* OBJECTIVE:
Print only the lines from the top of the data through the line with "const ref = useRef<HTMLDivElement>(null);", both included, skipping every picture.

* STORED DATA:
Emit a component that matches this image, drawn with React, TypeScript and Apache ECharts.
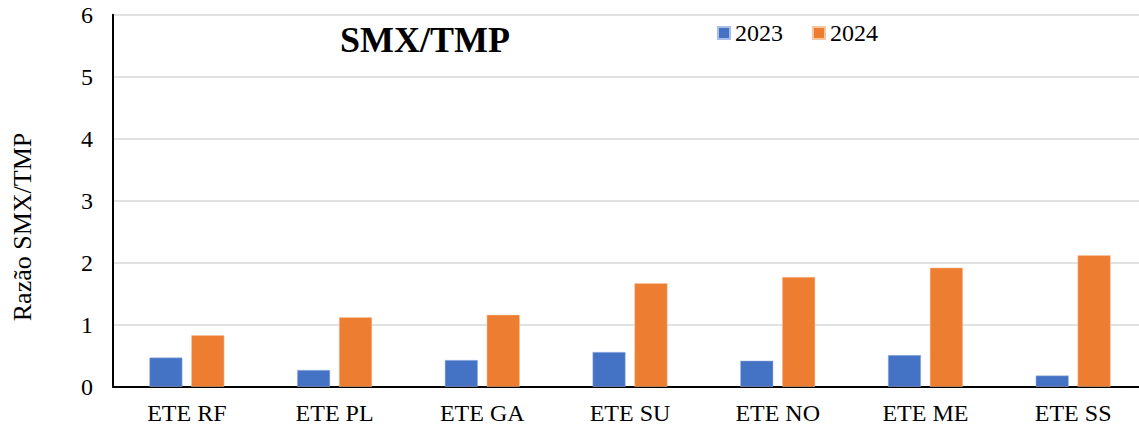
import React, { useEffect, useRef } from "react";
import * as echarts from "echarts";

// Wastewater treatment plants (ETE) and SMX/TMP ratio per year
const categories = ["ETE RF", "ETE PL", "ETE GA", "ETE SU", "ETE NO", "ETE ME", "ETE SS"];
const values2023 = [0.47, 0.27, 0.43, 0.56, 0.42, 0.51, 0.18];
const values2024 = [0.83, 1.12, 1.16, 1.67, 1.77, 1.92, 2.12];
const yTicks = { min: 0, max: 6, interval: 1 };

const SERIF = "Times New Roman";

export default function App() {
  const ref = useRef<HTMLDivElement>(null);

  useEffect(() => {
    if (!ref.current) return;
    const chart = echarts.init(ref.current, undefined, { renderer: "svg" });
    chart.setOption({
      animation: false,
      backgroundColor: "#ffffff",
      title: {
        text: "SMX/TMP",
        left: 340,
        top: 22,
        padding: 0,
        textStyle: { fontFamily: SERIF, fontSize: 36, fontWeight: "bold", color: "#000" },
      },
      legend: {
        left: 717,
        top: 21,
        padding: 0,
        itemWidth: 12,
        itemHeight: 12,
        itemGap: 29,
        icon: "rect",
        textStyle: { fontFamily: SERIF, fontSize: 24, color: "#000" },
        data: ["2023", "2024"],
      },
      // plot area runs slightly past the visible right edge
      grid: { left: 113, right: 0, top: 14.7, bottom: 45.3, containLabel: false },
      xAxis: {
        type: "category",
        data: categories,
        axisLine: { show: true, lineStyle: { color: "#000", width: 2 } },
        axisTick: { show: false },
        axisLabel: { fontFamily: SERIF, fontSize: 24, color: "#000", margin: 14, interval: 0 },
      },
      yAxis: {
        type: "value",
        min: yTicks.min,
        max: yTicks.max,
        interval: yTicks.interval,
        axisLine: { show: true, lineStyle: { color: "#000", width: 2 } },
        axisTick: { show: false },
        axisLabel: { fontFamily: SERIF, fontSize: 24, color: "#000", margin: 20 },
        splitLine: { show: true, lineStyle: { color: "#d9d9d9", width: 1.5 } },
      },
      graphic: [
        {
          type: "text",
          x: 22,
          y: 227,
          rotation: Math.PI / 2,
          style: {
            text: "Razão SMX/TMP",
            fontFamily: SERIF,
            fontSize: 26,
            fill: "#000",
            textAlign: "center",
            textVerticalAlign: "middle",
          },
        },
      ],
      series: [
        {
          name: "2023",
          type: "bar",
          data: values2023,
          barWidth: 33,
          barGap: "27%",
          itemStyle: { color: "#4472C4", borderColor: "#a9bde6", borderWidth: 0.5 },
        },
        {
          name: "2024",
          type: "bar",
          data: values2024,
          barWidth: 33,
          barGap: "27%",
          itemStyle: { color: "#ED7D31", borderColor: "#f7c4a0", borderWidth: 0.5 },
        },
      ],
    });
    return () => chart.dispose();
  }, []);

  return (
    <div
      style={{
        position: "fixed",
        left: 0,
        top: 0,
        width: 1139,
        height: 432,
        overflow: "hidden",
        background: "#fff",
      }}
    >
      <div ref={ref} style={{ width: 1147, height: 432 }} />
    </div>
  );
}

* ANSWER FOR THE TASK:
Emit a component that matches this image, drawn with React, TypeScript and Apache ECharts.
import React, { useEffect, useRef } from "react";
import * as echarts from "echarts";

// Wastewater treatment plants (ETE) and SMX/TMP ratio per year
const categories = ["ETE RF", "ETE PL", "ETE GA", "ETE SU", "ETE NO", "ETE ME", "ETE SS"];
const values2023 = [0.47, 0.27, 0.43, 0.56, 0.42, 0.51, 0.18];
const values2024 = [0.83, 1.12, 1.16, 1.67, 1.77, 1.92, 2.12];
const yTicks = { min: 0, max: 6, interval: 1 };

const SERIF = "Times New Roman";

export default function App() {
  const ref = useRef<HTMLDivElement>(null);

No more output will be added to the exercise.